「マスクVSツイッター」が法廷決着へ!社員の士気ダダ下がりで互いに得ナシ?

 ついに「イーロン・マスクvsツイッター」の争いが、10月に5日間の審理を行うこと決定。法廷で直接対決することになった。

「ツイッター社が訴訟を提起していたデラウェア州の裁判所が、両者の声を聞いて19日に決定したもので、ツイッター社は9月の集中審理を、マスクは証拠開示に時間がかかるとして来年の2月13日以降を希望していたので、緒戦はツイッター社の勝利ということになります」(全国紙記者)

 念のためこれまでの経緯を振り返れば、マスク氏がツイッター社に5.6兆円での買収提案を行い、ツイッター社が提案を受け入れたのが4月のこと。ところが会社の合理化や情報開示を巡って両者の意向が反目するなど、なかなか事態はスムーズに進まず、特にスパムや偽アカウントがユーザー数の5%以下かどうかで対立。周囲には、マスク氏による買収価格を値切るための戦略と見る向きもあったが、マスク氏は5月に買収「保留」としていた。そして7月8日に「撤回」を表明。ツイッター社はこれに対し、12日に買収契約を履行するよう裁判を起こすに至った。

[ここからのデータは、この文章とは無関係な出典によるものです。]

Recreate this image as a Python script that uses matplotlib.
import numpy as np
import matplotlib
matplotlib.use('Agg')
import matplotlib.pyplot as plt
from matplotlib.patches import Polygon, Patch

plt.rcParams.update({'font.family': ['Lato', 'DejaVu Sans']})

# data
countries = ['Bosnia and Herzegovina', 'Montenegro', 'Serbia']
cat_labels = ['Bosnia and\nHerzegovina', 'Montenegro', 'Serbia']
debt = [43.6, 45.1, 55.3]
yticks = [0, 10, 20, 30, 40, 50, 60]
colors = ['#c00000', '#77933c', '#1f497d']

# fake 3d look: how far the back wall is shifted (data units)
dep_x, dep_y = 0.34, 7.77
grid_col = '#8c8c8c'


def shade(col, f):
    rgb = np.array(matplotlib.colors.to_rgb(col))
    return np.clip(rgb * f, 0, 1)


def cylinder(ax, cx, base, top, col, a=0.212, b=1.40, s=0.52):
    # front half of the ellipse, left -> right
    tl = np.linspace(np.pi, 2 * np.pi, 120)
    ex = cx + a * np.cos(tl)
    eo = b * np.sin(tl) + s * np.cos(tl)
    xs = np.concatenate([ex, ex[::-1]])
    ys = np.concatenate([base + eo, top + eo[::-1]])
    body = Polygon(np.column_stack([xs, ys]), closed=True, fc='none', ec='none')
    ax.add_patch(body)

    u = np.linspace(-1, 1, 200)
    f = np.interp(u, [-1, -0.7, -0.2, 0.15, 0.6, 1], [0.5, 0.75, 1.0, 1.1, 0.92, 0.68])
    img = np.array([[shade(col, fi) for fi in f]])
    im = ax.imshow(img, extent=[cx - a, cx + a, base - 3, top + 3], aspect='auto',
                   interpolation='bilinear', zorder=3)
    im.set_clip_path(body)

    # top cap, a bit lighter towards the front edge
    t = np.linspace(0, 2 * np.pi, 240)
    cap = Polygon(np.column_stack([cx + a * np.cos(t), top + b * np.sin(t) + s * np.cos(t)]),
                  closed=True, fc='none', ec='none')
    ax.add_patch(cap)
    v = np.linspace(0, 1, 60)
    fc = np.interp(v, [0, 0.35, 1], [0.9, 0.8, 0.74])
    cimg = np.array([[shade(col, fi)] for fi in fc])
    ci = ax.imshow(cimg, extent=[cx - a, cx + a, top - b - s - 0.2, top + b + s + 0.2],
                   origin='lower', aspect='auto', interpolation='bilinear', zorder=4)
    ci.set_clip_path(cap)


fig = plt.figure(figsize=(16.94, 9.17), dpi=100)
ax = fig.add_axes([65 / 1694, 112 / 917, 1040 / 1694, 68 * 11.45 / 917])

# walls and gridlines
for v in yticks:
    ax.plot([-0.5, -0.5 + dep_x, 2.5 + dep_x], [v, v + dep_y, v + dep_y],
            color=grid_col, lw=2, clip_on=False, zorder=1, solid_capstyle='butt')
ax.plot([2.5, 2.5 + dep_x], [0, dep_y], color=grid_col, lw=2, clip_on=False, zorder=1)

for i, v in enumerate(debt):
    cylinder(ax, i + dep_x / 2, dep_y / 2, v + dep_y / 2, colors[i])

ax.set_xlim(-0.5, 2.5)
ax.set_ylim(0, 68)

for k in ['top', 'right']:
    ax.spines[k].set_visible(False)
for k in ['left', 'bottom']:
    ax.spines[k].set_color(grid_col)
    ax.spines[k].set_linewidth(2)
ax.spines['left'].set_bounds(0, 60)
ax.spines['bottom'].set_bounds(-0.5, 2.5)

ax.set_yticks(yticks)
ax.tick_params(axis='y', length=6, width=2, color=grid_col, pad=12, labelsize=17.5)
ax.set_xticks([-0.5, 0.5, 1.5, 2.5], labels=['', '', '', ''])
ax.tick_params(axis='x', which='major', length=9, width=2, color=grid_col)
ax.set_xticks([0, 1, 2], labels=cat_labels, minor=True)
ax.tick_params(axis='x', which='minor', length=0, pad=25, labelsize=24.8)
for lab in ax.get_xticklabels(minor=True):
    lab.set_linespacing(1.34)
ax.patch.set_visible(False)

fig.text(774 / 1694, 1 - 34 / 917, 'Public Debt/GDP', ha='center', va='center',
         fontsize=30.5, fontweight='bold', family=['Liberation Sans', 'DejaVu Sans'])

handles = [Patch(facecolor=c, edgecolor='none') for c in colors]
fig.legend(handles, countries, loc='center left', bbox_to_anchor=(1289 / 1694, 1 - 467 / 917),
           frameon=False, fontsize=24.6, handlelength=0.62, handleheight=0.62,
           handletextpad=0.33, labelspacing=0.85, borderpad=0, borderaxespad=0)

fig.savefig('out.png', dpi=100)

 トリックスターのような存在で知られるマスク氏は、ツイッター社が提訴の準備を進めていることを受け、実際に提訴が行われる前日の11日には、相手を挑発するかのように自身が大笑いする画像をツイッターに上げていた。画像にはそれぞれ「彼らは私にツイッターの買収はできないと言った」「そしてボット情報を頑なに開示しなかった」といった挑発コメントが付いていて、さらに次の更新では、俳優のチャック・ノリスがチェスをする画像を投稿。ノリス氏が1つだけの駒で、全ての駒が揃っている相手にチェスで戦っているというもので、マスク氏はこれに将棋の“詰み”を意味するチェックメイトにかけて「チャックメイト」と言葉を添えた。

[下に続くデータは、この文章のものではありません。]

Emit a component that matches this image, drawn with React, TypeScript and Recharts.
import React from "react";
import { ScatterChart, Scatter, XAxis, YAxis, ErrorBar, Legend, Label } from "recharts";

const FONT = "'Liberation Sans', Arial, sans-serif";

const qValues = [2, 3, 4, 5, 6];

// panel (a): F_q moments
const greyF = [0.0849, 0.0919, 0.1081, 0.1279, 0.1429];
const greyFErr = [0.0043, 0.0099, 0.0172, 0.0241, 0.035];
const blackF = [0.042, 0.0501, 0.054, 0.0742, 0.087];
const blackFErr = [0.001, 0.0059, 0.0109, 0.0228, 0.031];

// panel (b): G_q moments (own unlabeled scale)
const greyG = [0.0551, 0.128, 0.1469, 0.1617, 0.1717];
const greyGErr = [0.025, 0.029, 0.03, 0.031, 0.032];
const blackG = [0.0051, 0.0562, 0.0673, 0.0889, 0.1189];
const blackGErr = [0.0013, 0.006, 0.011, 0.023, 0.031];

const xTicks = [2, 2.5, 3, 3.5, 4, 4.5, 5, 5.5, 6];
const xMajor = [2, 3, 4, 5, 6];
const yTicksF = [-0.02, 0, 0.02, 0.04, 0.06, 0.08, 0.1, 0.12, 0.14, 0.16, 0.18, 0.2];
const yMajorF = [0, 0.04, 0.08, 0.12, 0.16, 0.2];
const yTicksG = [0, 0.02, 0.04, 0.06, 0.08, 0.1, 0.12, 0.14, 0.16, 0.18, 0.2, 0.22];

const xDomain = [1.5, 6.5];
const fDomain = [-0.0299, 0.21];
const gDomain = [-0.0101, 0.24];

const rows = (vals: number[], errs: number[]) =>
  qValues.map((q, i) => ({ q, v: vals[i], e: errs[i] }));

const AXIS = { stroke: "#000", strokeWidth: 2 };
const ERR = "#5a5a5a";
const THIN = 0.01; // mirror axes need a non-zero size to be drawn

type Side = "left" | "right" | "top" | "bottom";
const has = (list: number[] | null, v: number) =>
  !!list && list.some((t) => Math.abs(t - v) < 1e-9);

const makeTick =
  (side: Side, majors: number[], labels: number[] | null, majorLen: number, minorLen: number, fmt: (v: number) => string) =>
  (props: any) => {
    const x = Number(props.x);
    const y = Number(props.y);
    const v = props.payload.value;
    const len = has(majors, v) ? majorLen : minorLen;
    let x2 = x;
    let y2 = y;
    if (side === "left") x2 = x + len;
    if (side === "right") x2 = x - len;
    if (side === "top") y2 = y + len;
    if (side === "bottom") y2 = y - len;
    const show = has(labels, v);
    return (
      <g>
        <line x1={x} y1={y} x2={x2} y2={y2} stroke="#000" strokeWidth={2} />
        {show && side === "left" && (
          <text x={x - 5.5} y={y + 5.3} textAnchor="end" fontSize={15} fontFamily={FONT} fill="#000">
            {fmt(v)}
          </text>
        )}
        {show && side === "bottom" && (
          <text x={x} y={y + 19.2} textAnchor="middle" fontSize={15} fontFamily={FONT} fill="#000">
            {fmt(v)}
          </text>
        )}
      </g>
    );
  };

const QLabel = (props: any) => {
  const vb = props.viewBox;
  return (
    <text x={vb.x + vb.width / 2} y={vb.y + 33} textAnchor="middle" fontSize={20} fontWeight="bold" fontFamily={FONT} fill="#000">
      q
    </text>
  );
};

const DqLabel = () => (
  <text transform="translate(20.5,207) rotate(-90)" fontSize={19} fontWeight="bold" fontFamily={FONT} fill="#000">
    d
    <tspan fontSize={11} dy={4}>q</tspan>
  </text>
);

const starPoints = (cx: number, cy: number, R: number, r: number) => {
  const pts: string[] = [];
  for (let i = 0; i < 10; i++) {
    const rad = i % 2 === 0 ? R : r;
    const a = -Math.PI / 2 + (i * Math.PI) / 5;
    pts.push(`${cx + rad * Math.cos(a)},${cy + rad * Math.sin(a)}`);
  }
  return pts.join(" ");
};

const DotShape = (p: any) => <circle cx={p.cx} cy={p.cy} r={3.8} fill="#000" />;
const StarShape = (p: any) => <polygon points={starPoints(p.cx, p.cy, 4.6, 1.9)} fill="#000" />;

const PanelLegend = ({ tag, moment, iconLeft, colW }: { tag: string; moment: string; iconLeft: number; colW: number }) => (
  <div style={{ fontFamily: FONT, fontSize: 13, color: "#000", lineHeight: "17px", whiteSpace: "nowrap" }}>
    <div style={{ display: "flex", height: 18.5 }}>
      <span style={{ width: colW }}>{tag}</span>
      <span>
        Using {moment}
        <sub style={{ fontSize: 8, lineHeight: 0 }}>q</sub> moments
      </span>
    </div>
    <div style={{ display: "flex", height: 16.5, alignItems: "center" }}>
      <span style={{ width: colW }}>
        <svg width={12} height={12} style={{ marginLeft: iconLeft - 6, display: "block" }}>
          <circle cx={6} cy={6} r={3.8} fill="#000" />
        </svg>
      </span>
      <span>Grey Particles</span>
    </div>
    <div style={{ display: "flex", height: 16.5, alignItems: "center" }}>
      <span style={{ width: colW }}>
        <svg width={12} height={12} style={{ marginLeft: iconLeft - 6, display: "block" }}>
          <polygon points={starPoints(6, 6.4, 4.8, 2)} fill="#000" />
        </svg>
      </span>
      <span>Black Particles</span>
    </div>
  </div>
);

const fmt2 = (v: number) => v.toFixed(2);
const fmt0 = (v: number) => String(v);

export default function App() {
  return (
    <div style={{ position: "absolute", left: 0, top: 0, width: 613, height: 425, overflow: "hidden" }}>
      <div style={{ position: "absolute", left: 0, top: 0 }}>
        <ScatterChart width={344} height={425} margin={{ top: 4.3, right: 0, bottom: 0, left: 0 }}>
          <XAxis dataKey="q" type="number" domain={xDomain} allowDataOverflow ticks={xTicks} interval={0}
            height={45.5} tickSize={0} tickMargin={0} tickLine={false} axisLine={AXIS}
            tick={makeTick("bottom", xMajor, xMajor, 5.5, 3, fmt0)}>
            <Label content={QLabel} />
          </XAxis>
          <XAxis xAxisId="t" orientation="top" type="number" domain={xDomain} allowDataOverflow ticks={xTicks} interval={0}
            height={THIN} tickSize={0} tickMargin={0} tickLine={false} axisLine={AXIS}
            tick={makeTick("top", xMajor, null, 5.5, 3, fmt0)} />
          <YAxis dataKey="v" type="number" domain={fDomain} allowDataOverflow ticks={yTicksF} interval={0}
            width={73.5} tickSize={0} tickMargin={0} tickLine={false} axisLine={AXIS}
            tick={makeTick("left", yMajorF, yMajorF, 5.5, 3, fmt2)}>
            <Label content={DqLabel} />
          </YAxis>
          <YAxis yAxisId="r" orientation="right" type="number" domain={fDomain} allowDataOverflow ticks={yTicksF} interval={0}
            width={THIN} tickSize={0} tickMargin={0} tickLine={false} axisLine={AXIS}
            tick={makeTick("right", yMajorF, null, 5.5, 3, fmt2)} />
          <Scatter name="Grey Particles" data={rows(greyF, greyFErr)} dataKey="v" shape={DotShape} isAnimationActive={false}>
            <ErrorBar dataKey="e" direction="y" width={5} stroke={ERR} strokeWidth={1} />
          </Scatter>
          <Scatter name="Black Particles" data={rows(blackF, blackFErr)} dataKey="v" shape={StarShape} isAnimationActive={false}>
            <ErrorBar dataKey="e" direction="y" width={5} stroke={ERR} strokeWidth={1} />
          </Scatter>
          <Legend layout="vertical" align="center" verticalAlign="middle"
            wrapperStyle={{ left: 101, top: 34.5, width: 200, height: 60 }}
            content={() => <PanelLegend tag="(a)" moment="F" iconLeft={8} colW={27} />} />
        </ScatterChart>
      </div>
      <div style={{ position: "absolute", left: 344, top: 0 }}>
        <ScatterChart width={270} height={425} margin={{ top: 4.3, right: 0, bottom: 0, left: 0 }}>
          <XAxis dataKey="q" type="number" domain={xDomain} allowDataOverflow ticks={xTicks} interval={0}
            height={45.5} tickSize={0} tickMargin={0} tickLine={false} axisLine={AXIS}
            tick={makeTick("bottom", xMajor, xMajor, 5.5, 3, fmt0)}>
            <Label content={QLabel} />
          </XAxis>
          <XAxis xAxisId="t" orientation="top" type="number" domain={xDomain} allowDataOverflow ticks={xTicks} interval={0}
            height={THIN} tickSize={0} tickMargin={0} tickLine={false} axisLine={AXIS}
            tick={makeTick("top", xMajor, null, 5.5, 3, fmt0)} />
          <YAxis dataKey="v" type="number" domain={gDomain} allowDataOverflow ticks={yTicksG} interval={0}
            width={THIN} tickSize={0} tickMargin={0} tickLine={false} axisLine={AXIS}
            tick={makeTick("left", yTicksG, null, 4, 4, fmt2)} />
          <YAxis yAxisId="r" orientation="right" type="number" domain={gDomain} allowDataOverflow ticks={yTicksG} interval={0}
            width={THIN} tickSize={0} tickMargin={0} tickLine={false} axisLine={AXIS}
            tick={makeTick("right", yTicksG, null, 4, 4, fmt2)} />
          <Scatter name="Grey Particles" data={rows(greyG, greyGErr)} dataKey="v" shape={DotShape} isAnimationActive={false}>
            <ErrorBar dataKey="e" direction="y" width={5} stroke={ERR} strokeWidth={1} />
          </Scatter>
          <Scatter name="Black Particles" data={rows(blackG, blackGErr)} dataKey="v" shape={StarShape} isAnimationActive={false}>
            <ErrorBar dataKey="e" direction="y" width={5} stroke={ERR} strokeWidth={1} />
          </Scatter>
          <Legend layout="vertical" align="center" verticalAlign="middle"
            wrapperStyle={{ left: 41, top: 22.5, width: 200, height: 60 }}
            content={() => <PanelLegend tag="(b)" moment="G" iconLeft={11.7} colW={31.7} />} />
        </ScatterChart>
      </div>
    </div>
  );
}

 だが訴訟は互いに失うものが多く、マスク氏も相当不利な立場にありそうだ。

「マスク氏は買収の契約を結ぶに当たって、デューデリ(ツイッター社の中身の監査)は含まれていません。またツイッター社の訴状では、マスク氏が5月に保留を言い出したのはちょうどツイッター社の買収資金に充てるはずだったテスラ株の時価総額の約3分の1が吹っ飛んだ頃に符合するので、マスク氏が個人的な理由で撤回を言い出したと指摘していますが、まさにその通りでしょう。いずれにせよツイッター社では社員の士気はダダ下がり、もしマスク氏が負ければ、かつては欲しかったけれども今は欲しくない会社を手にすることになります。仮にマスクが勝ったとしても、10億ドル(約130億円)の違約金を払わなければなりません」(同)

 もちろん推定で2190億ドル(30兆2500億円)の資産を持つ『フォーブス』長者番付1位のマスク氏にとって、10億ドルなどはした金だろう。だが、マスク氏が買収を明らかにした4月には1100ドル以上あったテスラの株価は、その後ずっと下落していて、現在は700ドル台。ツイッター社の株価も、4月以前は35〜40ドル台の推移していたのが、マスク氏の買収が分かると45〜50ドル台に跳ね上がったが、先行き不透明になると元々の水準に逆戻り。

 どう転んでも、互いに利は少ないように思えるのだが。